Upon joining a repair network, Hererra says an OEM will handle a good portion of the additional marketing you’d have to perform to receive repair work from specific makes. Not only will more work flow through your shop, but those repairs are also typically higher-ticket jobs.
“[OEMs will] say to car owners, ‘These are your premier shops,’” he says. “It has a huge impact on their bottom line if they’re getting referrals from OEMs. It’s going to drive profitability in that shop.”
Promote the Certification
Your shop can do plenty of its own legwork, as well, to ensure it receives work through specific makes.
Hererra says to be sure to boast about your certifications in the customer waiting area, and improve your SEO by promoting the certification on your shop’s website. He says this can pay off in a huge way if you’re looking to use OEMs as an alternative to DRP work.
“If a customer just bought a brand new F-150 and they get in a minor accident, they don’t want to report that to the insurance company. They’re going to [pay to] repair it themselves,” he says. “If the dealership they purchased the vehicle from has no collision center, at that point, they get on the Internet and find one that can repair their vehicle. Those shops are going to be listed on Google and on their OEM’s site for approved centers in the area.”
Beyond the Repair
The value of being a “certified collision repair center” extends beyond receiving more work. OEMs are looking to control the customer experience from purchase to repair to trade-in, and body shops can reap the benefits from the latter two stages.

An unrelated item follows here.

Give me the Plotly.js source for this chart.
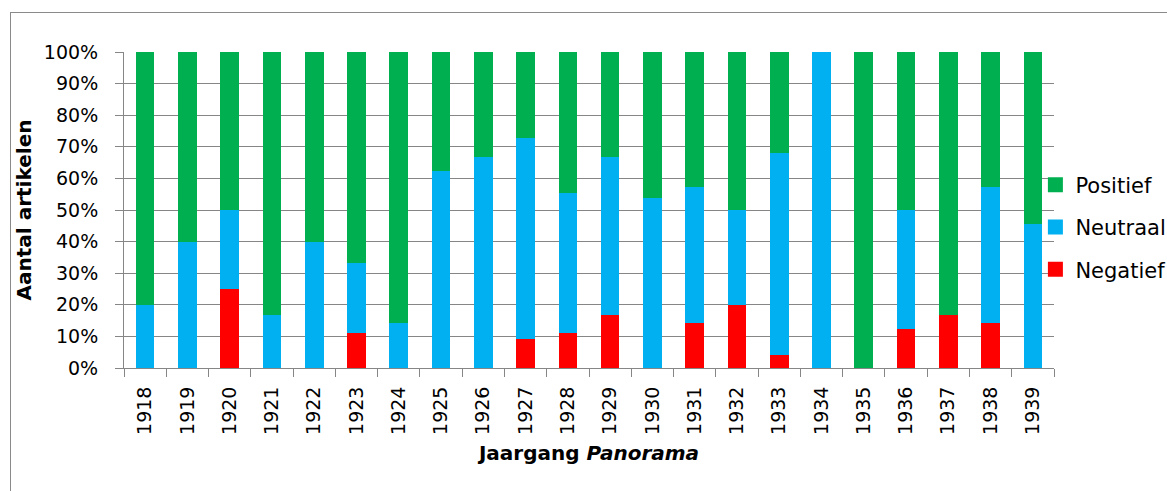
<!DOCTYPE html>
<html>
<head>
<meta charset="utf-8">
<script src="https://cdn.plot.ly/plotly-3.0.1.min.js"></script>
<style>
  html, body { margin: 0; padding: 0; background: #fff; }
  #wrap { position: relative; width: 1167px; height: 491px; overflow: hidden; }
  #chart { width: 1167px; height: 491px; }
  #frame { position: absolute; left: 10px; top: 12px; width: 1300px; height: 600px;
           border-left: 1px solid #8a8a8a; border-top: 1px solid #8a8a8a; pointer-events: none; }
</style>
</head>
<body>
<div id="wrap">
  <div id="chart"></div>
  <div id="frame"></div>
</div>
<script>
const years = ['1918','1919','1920','1921','1922','1923','1924','1925','1926','1927','1928',
               '1929','1930','1931','1932','1933','1934','1935','1936','1937','1938','1939'];
const negatief = [0, 0, 25, 0, 0, 11.1, 0, 0, 0, 9.1, 11.1, 16.7, 0, 14.3, 20, 4, 0, 0, 12.5, 16.7, 14.3, 0];
const neutraal = [20, 40, 25, 16.7, 40, 22.2, 14.3, 62.5, 66.7, 63.6, 44.4, 50, 53.8, 42.9, 30, 64, 100, 0, 37.5, 0, 42.9, 45.5];
const positief = [80, 60, 50, 83.3, 60, 66.7, 85.7, 37.5, 33.3, 27.3, 44.5, 33.3, 46.2, 42.8, 50, 32, 0, 100, 50, 83.3, 42.8, 54.5];
const seriesNames = ['Negatief', 'Neutraal', 'Positief'];
const yTickVals = [0, 10, 20, 30, 40, 50, 60, 70, 80, 90, 100];
const yTickText = ['0%', '10%', '20%', '30%', '40%', '50%', '60%', '70%', '80%', '90%', '100%'];

const colors = {Negatief: '#FF0000', Neutraal: '#00B0F0', Positief: '#00B050'};
const FONT = 'DejaVu Sans, sans-serif';

const seriesData = {Negatief: negatief, Neutraal: neutraal, Positief: positief};
const traces = [];
seriesNames.forEach(n => {
  traces.push({
    type: 'bar', name: n, x: years, y: seriesData[n],
    marker: {color: colors[n], line: {width: 0}},
    showlegend: false, hoverinfo: 'x+y+name'
  });
});
// legend entries (square markers)
seriesNames.slice().reverse().forEach(n => {
  traces.push({
    type: 'scatter', mode: 'markers', name: n, x: [null], y: [null],
    marker: {symbol: 'square', size: 15, color: colors[n]},
    legendgroup: n, showlegend: true, hoverinfo: 'skip'
  });
});

const layout = {
  width: 1167, height: 491,
  margin: {l: 124, r: 113, t: 52, b: 123, autoexpand: false},
  paper_bgcolor: '#fff', plot_bgcolor: '#fff',
  barmode: 'stack', bargap: 0.56,
  font: {family: FONT, size: 19, color: '#000'},
  xaxis: {
    type: 'category', tickangle: -90,
    tickson: 'boundaries', ticks: 'outside', ticklen: 8, tickcolor: '#868686', tickwidth: 1,
    showline: true, linecolor: '#868686', linewidth: 1,
    showgrid: false, zeroline: false,
    tickfont: {family: FONT, size: 19, color: '#000'},
    ticklabelstandoff: 10,
    title: {text: '<b>Jaargang <i>Panorama</i></b>', font: {family: FONT, size: 20, color: '#000'}, standoff: 12}
  },
  yaxis: {
    range: [0, 100], tickmode: 'array', tickvals: yTickVals, ticktext: yTickText,
    ticks: 'outside', ticklen: 8, tickcolor: '#868686', tickwidth: 1,
    showline: true, linecolor: '#868686', linewidth: 1,
    showgrid: true, gridcolor: '#868686', gridwidth: 1, zeroline: false,
    tickfont: {family: FONT, size: 19, color: '#000'},
    ticklabelstandoff: 13,
    title: {text: '<b>Aantal artikelen</b>', font: {family: FONT, size: 20, color: '#000'}, standoff: 6}
  },
  legend: {
    x: 0.980, xanchor: 'left', y: 0.446, yanchor: 'middle',
    bgcolor: 'rgba(0,0,0,0)', borderwidth: 0,
    traceorder: 'grouped', tracegroupgap: 12,
    font: {family: FONT, size: 21, color: '#000'}
  },
  showlegend: true
};

Plotly.newPlot('chart', traces, layout, {displayModeBar: false, staticPlot: true});
</script>
</body>
</html>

Carfax reports will indicate whether a vehicle has been repaired at a certified shop, increasing the likelihood that future customers will visit the same shop. Also, it benefits the customer for the vehicle’s trade-in value, which increases when a report states a car has been repaired at an OEM-approved facility.
“I know it’s not an immediate return on investment,” Champion says of his many certifications. “It’s going to be a while, maybe as long as five years, to see a dramatic return. But I did that knowingly because this is the future of the business.”